## Instruction
Make an exact copy of all the material below, apart from the pictures.
--- START ---
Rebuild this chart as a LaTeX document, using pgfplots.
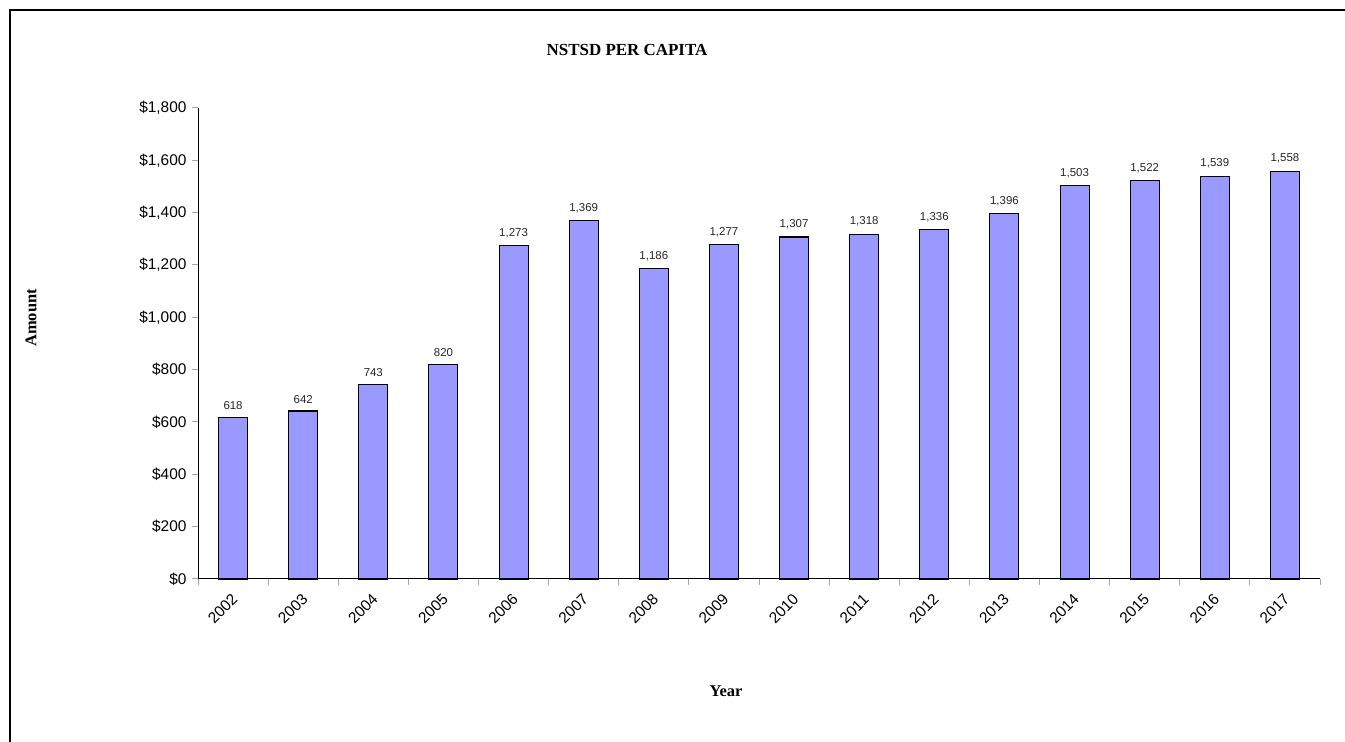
\documentclass[border=0pt]{standalone}
\usepackage{fontspec}
\setmainfont{Liberation Sans}
\newfontfamily\titlefont{Liberation Serif}
\usepackage{pgfplots}
\pgfplotsset{compat=1.18}
\definecolor{barfill}{HTML}{9999FF}
\begin{document}
\begin{tikzpicture}
\useasboundingbox (0,0) rectangle (1345bp,742bp);
\draw[line width=1.2bp] (10bp,0) -- (10bp,732bp) -- (1345bp,732bp);
\begin{axis}[
  at={(198bp,163bp)}, anchor=south west,
  scale only axis, width=1122bp, height=471bp,
  xmin=-0.5, xmax=15.5, ymin=0, ymax=1800,
  axis x line*=bottom, axis y line*=left,
  axis line style={black, line width=1bp, -},
  ybar, bar width=29bp,
  ytick={0,200,...,1800},
  yticklabel={\$\pgfmathprintnumber{\tick}},
  /pgf/number format/1000 sep={,},
  /pgf/number format/assume math mode=true,
  xtick={-0.5,0.5,...,15.5},
  x tick label as interval,
  xticklabels={2002,2003,2004,2005,2006,2007,2008,2009,2010,2011,2012,2013,2014,2015,2016,2017},
  tick align=outside,
  major tick length=6bp,
  tick style={gray!70, line width=1bp},
  y tick label style={font=\fontsize{15.5}{18}\selectfont, xshift=-2bp},
  x tick label style={font=\fontsize{15.5}{18}\selectfont, rotate=45, anchor=north east, inner sep=0bp, xshift=-7bp, yshift=-4bp},
  nodes near coords,
  every node near coord/.append style={font=\fontsize{11.5}{13}\selectfont, text=black!85, yshift=4bp},
  clip=false,
]
\addplot[fill=barfill, draw=black, line width=1.1bp] coordinates {
(0,618) (1,642) (2,743) (3,820) (4,1273) (5,1369) (6,1186) (7,1277)
(8,1307) (9,1318) (10,1336) (11,1396) (12,1503) (13,1522) (14,1539) (15,1558)};
\end{axis}
\node[font=\titlefont\bfseries\fontsize{17}{20}\selectfont] at (627bp,692bp) {NSTSD PER CAPITA};
\node[font=\titlefont\bfseries\fontsize{16.5}{19}\selectfont, rotate=90] at (31bp,424bp) {Amount};
\node[font=\titlefont\bfseries\fontsize{16.5}{19}\selectfont] at (726bp,51bp) {Year};
\end{tikzpicture}
\end{document}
--- END ---
## In response
Rebuild this chart as a LaTeX document, using pgfplots.
\documentclass[border=0pt]{standalone}
\usepackage{fontspec}
\setmainfont{Liberation Sans}
\newfontfamily\titlefont{Liberation Serif}
\usepackage{pgfplots}
\pgfplotsset{compat=1.18}
\definecolor{barfill}{HTML}{9999FF}
\begin{document}
\begin{tikzpicture}
\useasboundingbox (0,0) rectangle (1345bp,742bp);
\draw[line width=1.2bp] (10bp,0) -- (10bp,732bp) -- (1345bp,732bp);
\begin{axis}[
  at={(198bp,163bp)}, anchor=south west,
  scale only axis, width=1122bp, height=471bp,
  xmin=-0.5, xmax=15.5, ymin=0, ymax=1800,
  axis x line*=bottom, axis y line*=left,
  axis line style={black, line width=1bp, -},
  ybar, bar width=29bp,
  ytick={0,200,...,1800},
  yticklabel={\$\pgfmathprintnumber{\tick}},
  /pgf/number format/1000 sep={,},
  /pgf/number format/assume math mode=true,
  xtick={-0.5,0.5,...,15.5},
  x tick label as interval,
  xticklabels={2002,2003,2004,2005,2006,2007,2008,2009,2010,2011,2012,2013,2014,2015,2016,2017},
  tick align=outside,
  major tick length=6bp,
  tick style={gray!70, line width=1bp},
  y tick label style={font=\fontsize{15.5}{18}\selectfont, xshift=-2bp},
  x tick label style={font=\fontsize{15.5}{18}\selectfont, rotate=45, anchor=north east, inner sep=0bp, xshift=-7bp, yshift=-4bp},
  nodes near coords,
  every node near coord/.append style={font=\fontsize{11.5}{13}\selectfont, text=black!85, yshift=4bp},
  clip=false,
]
\addplot[fill=barfill, draw=black, line width=1.1bp] coordinates {
(0,618) (1,642) (2,743) (3,820) (4,1273) (5,1369) (6,1186) (7,1277)
(8,1307) (9,1318) (10,1336) (11,1396) (12,1503) (13,1522) (14,1539) (15,1558)};
\end{axis}
\node[font=\titlefont\bfseries\fontsize{17}{20}\selectfont] at (627bp,692bp) {NSTSD PER CAPITA};
\node[font=\titlefont\bfseries\fontsize{16.5}{19}\selectfont, rotate=90] at (31bp,424bp) {Amount};
\node[font=\titlefont\bfseries\fontsize{16.5}{19}\selectfont] at (726bp,51bp) {Year};
\end{tikzpicture}
\end{document}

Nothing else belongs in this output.